Pomysły niektórych fanów modyfikacji są zaskakujące. Ich wykonanie jeszcze bardziej.
Właściciel tego francuskiego samochodu jest na pewno fanem Renault. To po prostu widać i czuć. Jego miłość do marki zaowocowała gruntownym zmodyfikowaniem stylistyki własnego auta. I tak powstało Clio z lampami Talismana.
Warto dodać, że mówimy o modelu trzeciej generacji, który był produkowany w latach 2005-2012. Zastosowane w nim tylne oświetlenie pochodzi natomiast z najnowszego i zarazem ostatniego wcielenia popularnego auta klasy średniej.
Clio z lampami Talismana – inne niż wszystkie
Ktoś musiał naprawdę kombinować, by to wszystko udało się połączyć. Lampy z Talismana wymagały przemodelowania zarówno błotników, jak i klapy bagażnika. Aby utrzymać właściwe proporcje. samochód został też wyraźnie poszerzony.
Efekt jest intrygujący, ale czy udany? To już kwestia gustu. Wydaje się, że oryginał nie wyglądał gorzej, ale na pewno nie aż tak ciekawie. Właściciel może więc cieszyć się z Clio, które jest jedyne w swoim rodzaju.
Warto podkreślić, że bazą do tego projektu była wersja RS R27, która skrywa dwulitrowy silnik oddający do dyspozycji 197 koni mechanicznych. Przynajmniej w fabrycznej konfiguracji. Właściciel tego Clio z lampami Talismana postanowił jednak wyraźnie zwiększyć potencjał swojego wyjątkowego samochodu.

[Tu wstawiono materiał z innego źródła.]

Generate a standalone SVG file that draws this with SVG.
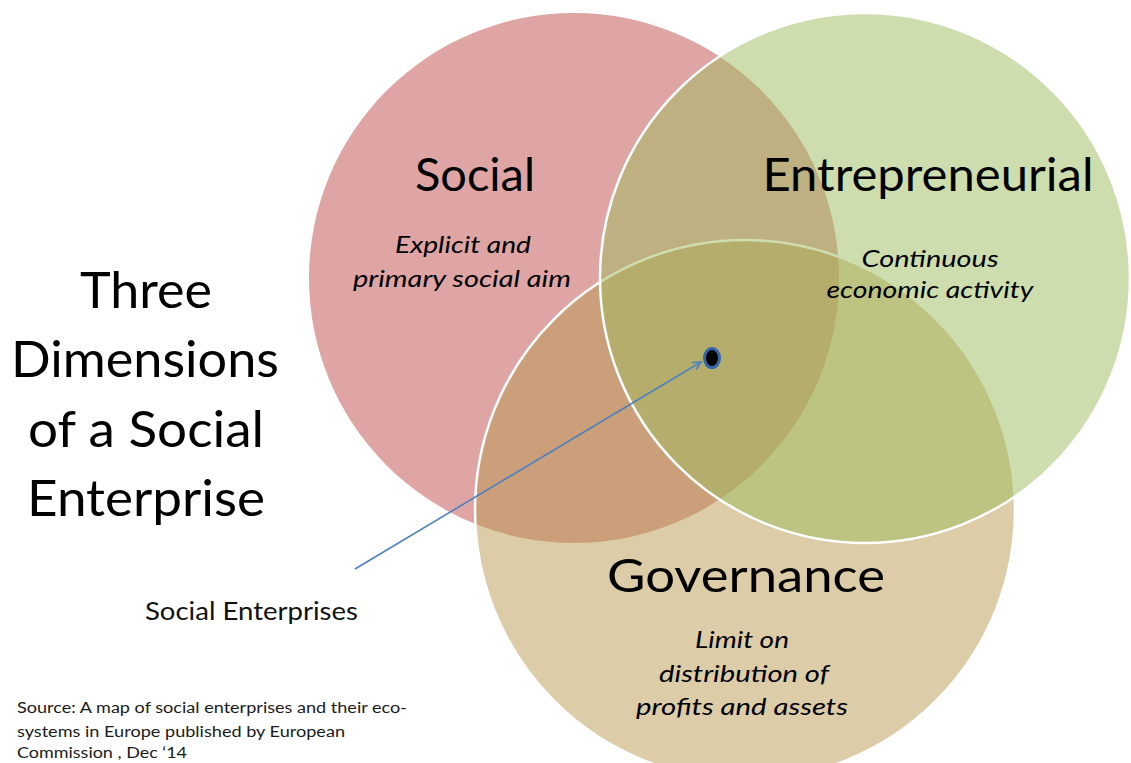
<svg xmlns="http://www.w3.org/2000/svg" width="1131" height="763" viewBox="0 0 1131 763">
  <style>
    .head { font-family: Lato, "Liberation Sans", sans-serif; font-size: 47px; fill: #000; text-anchor: middle; }
    .sub { font-family: Lato, "Liberation Sans", sans-serif; font-size: 23px; font-style: italic; fill: #000; text-anchor: middle; }
    .title { font-family: Lato, "Liberation Sans", sans-serif; font-size: 51px; fill: #000; text-anchor: middle; }
    .label { font-family: Lato, "Liberation Sans", sans-serif; font-size: 25px; fill: #111; }
    .src { font-family: Lato, "Liberation Sans", sans-serif; font-size: 15.5px; fill: #1a1a1a; }
    .ring { stroke: #ffffff; stroke-width: 2.5; fill-opacity: 0.5; }
  </style>
  <defs>
    <marker id="open-arrow" viewBox="0 0 10 10" refX="9" refY="5" markerWidth="10" markerHeight="10" markerUnits="userSpaceOnUse" orient="auto">
      <path d="M1,1 L9,5 L1,9" fill="none" stroke="#4F81BD" stroke-width="1.6"/>
    </marker>
  </defs>
  <rect x="0" y="0" width="1131" height="763" fill="#ffffff"/>

  <g id="social">
    <circle cx="574" cy="278" r="265" fill="#DFA5A5"/>
    <text class="head" x="475" y="191" textLength="120" lengthAdjust="spacingAndGlyphs">Social</text>
    <text class="sub" x="463" y="253" textLength="136" lengthAdjust="spacingAndGlyphs">Explicit and</text>
    <text class="sub" x="462" y="287" textLength="218" lengthAdjust="spacingAndGlyphs">primary social aim</text>
  </g>

  <g id="governance">
    <circle class="ring" cx="745" cy="510" r="270" fill="rgb(185,153,81)"/>
    <text class="head" x="746" y="592" textLength="278" lengthAdjust="spacingAndGlyphs">Governance</text>
    <text class="sub" x="742" y="648" textLength="94" lengthAdjust="spacingAndGlyphs">Limit on</text>
    <text class="sub" x="744" y="682" textLength="170" lengthAdjust="spacingAndGlyphs">distribution of</text>
    <text class="sub" x="742" y="715" textLength="212" lengthAdjust="spacingAndGlyphs">profits and assets</text>
  </g>

  <g id="entrepreneurial">
    <circle class="ring" cx="865" cy="278" r="265" fill="rgb(157,187,91)"/>
    <text class="head" x="928" y="191" textLength="331" lengthAdjust="spacingAndGlyphs">Entrepreneurial</text>
    <text class="sub" x="930" y="267" textLength="137" lengthAdjust="spacingAndGlyphs">Continuous</text>
    <text class="sub" x="930" y="298" textLength="207" lengthAdjust="spacingAndGlyphs">economic activity</text>
  </g>

  <g id="title">
    <text class="title" x="146" y="308" textLength="132" lengthAdjust="spacingAndGlyphs">Three</text>
    <text class="title" x="145" y="377" textLength="268" lengthAdjust="spacingAndGlyphs">Dimensions</text>
    <text class="title" x="146" y="447" textLength="236" lengthAdjust="spacingAndGlyphs">of a Social</text>
    <text class="title" x="146" y="516" textLength="238" lengthAdjust="spacingAndGlyphs">Enterprise</text>
  </g>

  <g id="connectors">
    <line x1="355" y1="569" x2="701" y2="362" stroke="#4F81BD" stroke-width="1.6" marker-end="url(#open-arrow)"/>
    <ellipse cx="712" cy="358" rx="7.5" ry="9.5" fill="#000" stroke="#3565AC" stroke-width="3"/>
    <text class="label" x="145" y="620" textLength="213" lengthAdjust="spacingAndGlyphs">Social Enterprises</text>
  </g>

  <g id="source">
    <text class="src" x="17" y="713" textLength="390" lengthAdjust="spacingAndGlyphs">Source: A map of social enterprises and their eco-</text>
    <text class="src" x="17" y="737" textLength="328" lengthAdjust="spacingAndGlyphs">systems in Europe published by European</text>
    <text class="src" x="17" y="758" textLength="170" lengthAdjust="spacingAndGlyphs">Commission , Dec ‘14</text>
  </g>
</svg>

Zastosował przede wszystkim znacznie większe turbo, co zaowocowało pokaźnym wzrostem mocy. Samochód generuje teraz 493 koniem mechaniczne. To absurdalna wartość w tak niewielkim aucie, a tym bardziej uwzględniając napęd tylko na przednią oś.

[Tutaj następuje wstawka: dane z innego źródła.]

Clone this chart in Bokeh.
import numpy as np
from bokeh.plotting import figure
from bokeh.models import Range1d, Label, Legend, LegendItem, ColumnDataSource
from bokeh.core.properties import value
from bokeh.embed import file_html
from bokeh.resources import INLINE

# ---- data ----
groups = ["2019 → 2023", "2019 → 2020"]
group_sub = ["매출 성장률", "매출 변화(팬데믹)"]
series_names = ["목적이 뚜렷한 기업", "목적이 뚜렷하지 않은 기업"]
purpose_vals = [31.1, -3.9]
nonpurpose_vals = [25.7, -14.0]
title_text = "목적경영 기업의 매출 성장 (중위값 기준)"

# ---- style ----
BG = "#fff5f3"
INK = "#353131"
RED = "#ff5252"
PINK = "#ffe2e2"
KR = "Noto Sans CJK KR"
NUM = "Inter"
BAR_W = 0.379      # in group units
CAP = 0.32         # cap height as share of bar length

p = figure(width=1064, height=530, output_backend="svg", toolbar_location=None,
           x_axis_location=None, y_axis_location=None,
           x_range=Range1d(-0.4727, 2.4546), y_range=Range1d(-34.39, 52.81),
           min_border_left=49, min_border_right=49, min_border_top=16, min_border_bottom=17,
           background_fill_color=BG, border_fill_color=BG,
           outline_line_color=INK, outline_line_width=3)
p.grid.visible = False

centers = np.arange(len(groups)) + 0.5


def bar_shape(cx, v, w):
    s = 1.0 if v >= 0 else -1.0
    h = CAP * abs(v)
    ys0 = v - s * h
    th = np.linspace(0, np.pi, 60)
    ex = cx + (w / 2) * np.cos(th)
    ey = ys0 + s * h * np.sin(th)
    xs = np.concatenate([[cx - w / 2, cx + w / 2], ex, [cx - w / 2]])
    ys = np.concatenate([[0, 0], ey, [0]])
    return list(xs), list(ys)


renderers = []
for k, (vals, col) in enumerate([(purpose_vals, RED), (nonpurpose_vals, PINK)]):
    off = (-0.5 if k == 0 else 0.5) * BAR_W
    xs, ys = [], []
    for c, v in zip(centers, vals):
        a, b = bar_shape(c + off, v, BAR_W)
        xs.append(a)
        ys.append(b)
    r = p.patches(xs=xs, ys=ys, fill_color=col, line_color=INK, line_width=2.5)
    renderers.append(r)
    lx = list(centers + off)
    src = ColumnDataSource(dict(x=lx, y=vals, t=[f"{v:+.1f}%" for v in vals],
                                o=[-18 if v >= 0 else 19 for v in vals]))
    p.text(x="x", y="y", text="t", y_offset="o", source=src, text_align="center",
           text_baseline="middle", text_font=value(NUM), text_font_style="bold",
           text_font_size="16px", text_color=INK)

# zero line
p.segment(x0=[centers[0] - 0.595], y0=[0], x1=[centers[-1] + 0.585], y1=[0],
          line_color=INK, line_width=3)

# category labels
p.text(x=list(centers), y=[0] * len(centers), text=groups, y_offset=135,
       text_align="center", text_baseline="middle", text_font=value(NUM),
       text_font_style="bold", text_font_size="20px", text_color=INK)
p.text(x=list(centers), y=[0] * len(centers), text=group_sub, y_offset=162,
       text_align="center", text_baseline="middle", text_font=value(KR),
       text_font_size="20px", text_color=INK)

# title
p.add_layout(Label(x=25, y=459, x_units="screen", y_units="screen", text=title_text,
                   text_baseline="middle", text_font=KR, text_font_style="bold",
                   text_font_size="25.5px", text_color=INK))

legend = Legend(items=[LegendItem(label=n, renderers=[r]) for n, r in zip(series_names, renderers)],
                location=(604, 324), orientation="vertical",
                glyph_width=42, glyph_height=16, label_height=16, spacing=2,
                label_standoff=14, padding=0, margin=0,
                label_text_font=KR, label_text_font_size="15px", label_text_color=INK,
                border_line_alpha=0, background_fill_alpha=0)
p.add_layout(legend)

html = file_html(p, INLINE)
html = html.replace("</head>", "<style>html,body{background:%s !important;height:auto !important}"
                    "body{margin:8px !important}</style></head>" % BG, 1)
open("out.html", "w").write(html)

Ruszenie z pełną mocą ze startu zatrzymanego to misja pozwalająca jedynie zniszczyć opony i wyprodukować siwy dym. Wydaje się, że nawet na trzecim biegu byłoby trudno przenieść to wszystko na asfalt.
Takiego potworka trzeba także jakoś zatrzymać. Właściciel zmienił oryginalny układ hamulcowy i zastosował tarcze o średnicy 343 milimetrów i zamontował większe zaciski Brembo.